Few pledges to AAAP were confirmed and reinforced.
- Dutch Prime Minister Mark Rutte confirmed that the Netherlands would contribute EUR 110 million to the AAAP, African Development Bank’s Climate Action Window (CAW).
- The United Kingdom also announced the participation of GBP 200 million in the CAW.
- Germany announced it’s with t contribute EUR 40 million to the CAW. The decision is subject to parliamentary approval.
Sharm el-Sheikh has been the setting of a few institutional agreements to cooperate on adaptation.
- COP 27 Presidency launched the Sharm-El-Sheikh Adaptation Agenda, with the ambition to address the adaptation gap and achieve a resilient world by 2030. at/biAW8
- The European Bank for Reconstruction and Development (EBRD) and the Global Center on Adaptation (GCA) signed a Memorandum of Understanding (MoU) to cooperate on the AAAP. In particular, their internship will focus on innovative financial products and result-based finance.
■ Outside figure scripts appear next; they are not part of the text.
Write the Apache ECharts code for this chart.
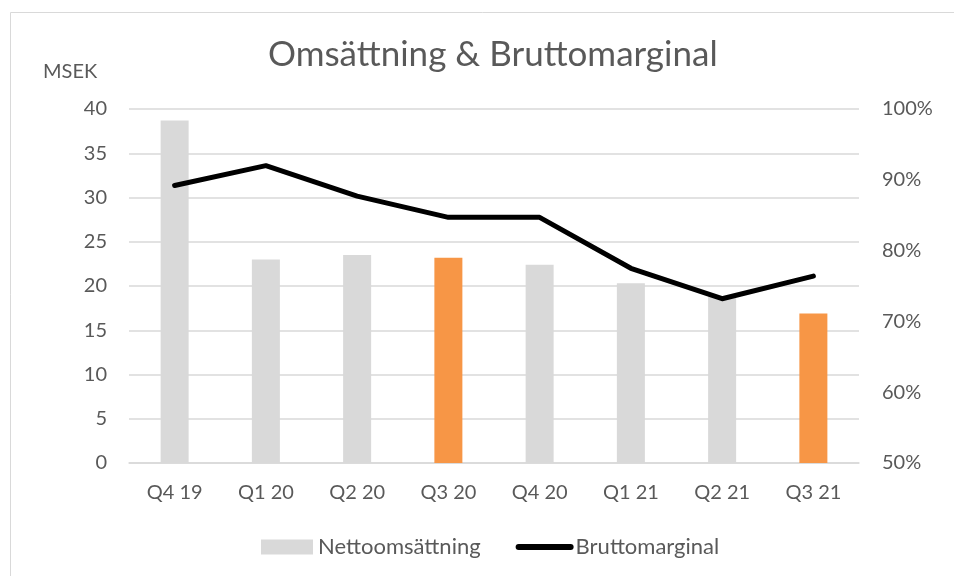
<!DOCTYPE html>
<html>
<head>
<meta charset="utf-8">
<script src="https://cdn.jsdelivr.net/npm/echarts@6/dist/echarts.min.js"></script>
<style>html,body{margin:0;padding:0;background:#fff}#c{width:954px;height:576px}</style>
</head>
<body>
<div id="c"></div>
<script>
const categories = ['Q4 19','Q1 20','Q2 20','Q3 20','Q4 20','Q1 21','Q2 21','Q3 21'];
const nettoomsattning = [38.7, 23.0, 23.5, 23.2, 22.4, 20.3, 18.8, 16.9];
const highlighted = [false, false, false, true, false, false, false, true];
const bruttomarginal = [89.2, 92.0, 87.7, 84.7, 84.7, 77.5, 73.2, 76.4];
const leftTicks = [0, 40, 5];
const rightTicks = [50, 100, 10];

const FONT = 'Lato';
const TXT = '#595959';
const chart = echarts.init(document.getElementById('c'));
chart.setOption({
  animation: false,
  textStyle: {fontFamily: FONT, color: TXT},
  title: {
    text: 'Omsättning & Bruttomarginal',
    left: 263, top: 32,
    textStyle: {fontFamily: FONT, fontSize: 35, fontWeight: 'normal', color: TXT}
  },
  graphic: [
    {type: 'rect', left: 8, top: 10, shape: {width: 960, height: 580}, style: {fill: 'none', stroke: '#d9d9d9', lineWidth: 1}, z: -1},
    {type: 'text', left: 43, top: 62, style: {text: 'MSEK', font: '20px ' + FONT, fill: TXT}}
  ],
  legend: {
    bottom: 13, left: 256,
    itemWidth: 52, itemHeight: 15, itemGap: 35,
    textStyle: {fontFamily: FONT, fontSize: 22, color: TXT},
    data: [
      {name: 'Nettoomsättning', icon: 'rect', itemStyle: {color: '#d9d9d9'}},
      {name: 'Bruttomarginal', itemStyle: {opacity: 0}, lineStyle: {color: '#000', width: 6, cap: 'round'}}
    ]
  },
  grid: {left: 129, right: 95, top: 109, bottom: 113, containLabel: false},
  xAxis: {
    type: 'category', data: categories,
    axisLine: {lineStyle: {color: '#d9d9d9', width: 1.5}},
    axisTick: {show: false},
    axisLabel: {fontFamily: FONT, fontSize: 20, color: TXT, margin: 20}
  },
  yAxis: [
    {type: 'value', min: leftTicks[0], max: leftTicks[1], interval: leftTicks[2],
     axisLine: {show: false}, axisTick: {show: false},
     splitLine: {lineStyle: {color: '#d9d9d9', width: 1.5}},
     axisLabel: {fontFamily: FONT, fontSize: 20, color: TXT, margin: 22}},
    {type: 'value', min: rightTicks[0], max: rightTicks[1], interval: rightTicks[2],
     axisLine: {show: false}, axisTick: {show: false}, splitLine: {show: false},
     axisLabel: {fontFamily: FONT, fontSize: 20, color: TXT, margin: 23, formatter: '{value}%'}}
  ],
  series: [
    {name: 'Nettoomsättning', type: 'bar', barWidth: 28, yAxisIndex: 0,
     itemStyle: {color: '#d9d9d9'},
     data: nettoomsattning.map((v, i) => ({value: v, itemStyle: {color: highlighted[i] ? '#f79646' : '#d9d9d9'}}))},
    {name: 'Bruttomarginal', type: 'line', yAxisIndex: 1, symbol: 'none',
     lineStyle: {color: '#000', width: 5, cap: 'round', join: 'round'},
     itemStyle: {color: '#000'},
     data: bruttomarginal}
  ]
});
</script>
</body>
</html>
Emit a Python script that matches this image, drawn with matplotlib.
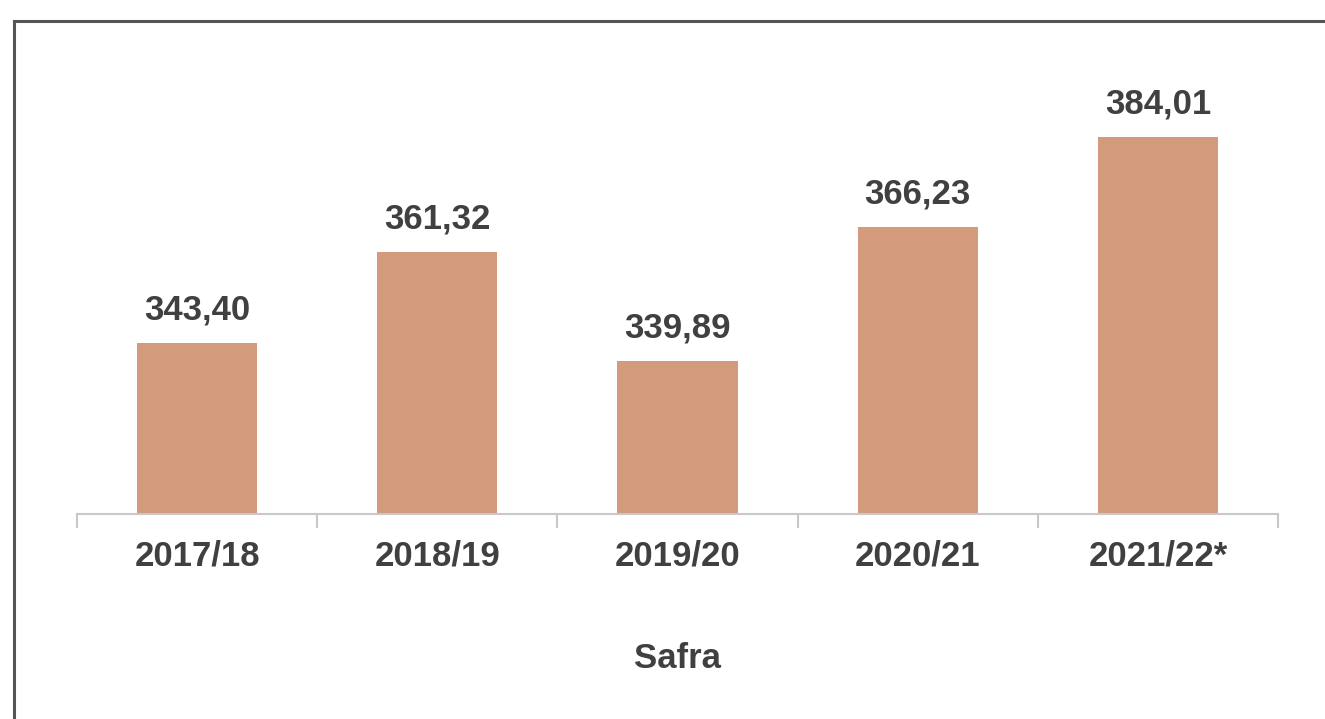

On the same day, a similar MoU was signed between The International Fund for Agricultural Development (IFAD) and the Global Center on Adaptation (GCA) to join forces to strengthen adaptation and resilience in agriculture, with a particular focus on Africa.
COP 27 was also the opportunity for IFAD to release its assessment report towards net zero, which is part of the Paris Alignment Roadmap. “I am thrilled to announce that IFAD investments are net–negative and contribute to global efforts to curb greenhouse gas emissions. This highlights a significant yet under-recognized benefit of investing in small-scale agriculture,” said Jyotsna Puri
Besides adaptation, the main outcome of this COP is the historic deal to establish a loss and damage fund to be operationalized in the coming period. This fund dedicated to addressing the residual damages of insufficient mitigation and adaptation action is essential. Governments also agreed to establish a ‘transitional committee’ to make recommendations on how to operationalize both the new funding arrangements and the fund at COP28 next year.
The UNFCCC displays gathers the decisions taken on its website. Many of the agreements must be operationalized in the next period, and at COP 28.
To sum up
The present Climate Crisis and the challenge ahead are huge. The least responsible ones are the most vulnerable ones. It is an intergenerational injustice that needs to be treated as an emergency. The progresses done in the last years and today are way too small, too slow and too unequal. Climate change is a complex problem that can be tackled only with multi-stakeholder approach, dialogue, and cooperation. The COPs are our forum of cooperation and we wish they will be able to deliver very soon the path of change and related engagement that our planet, society, and economies need so much.
COP 27 remains a milestone event to share expertise to build just transitions. Each participating institution is developing precious knowledge of complex topics and is encouraged to build partnership and coalitions. Many panels highlighted the need for more transparency, capacity building and adapted financial services. Thus, COP 27 was the opportunity to strengthen partnerships between crucial actors and act to find just and sustainable solutions to the present climate crisis, where the most vulnerable ones are part of the actors of needed change.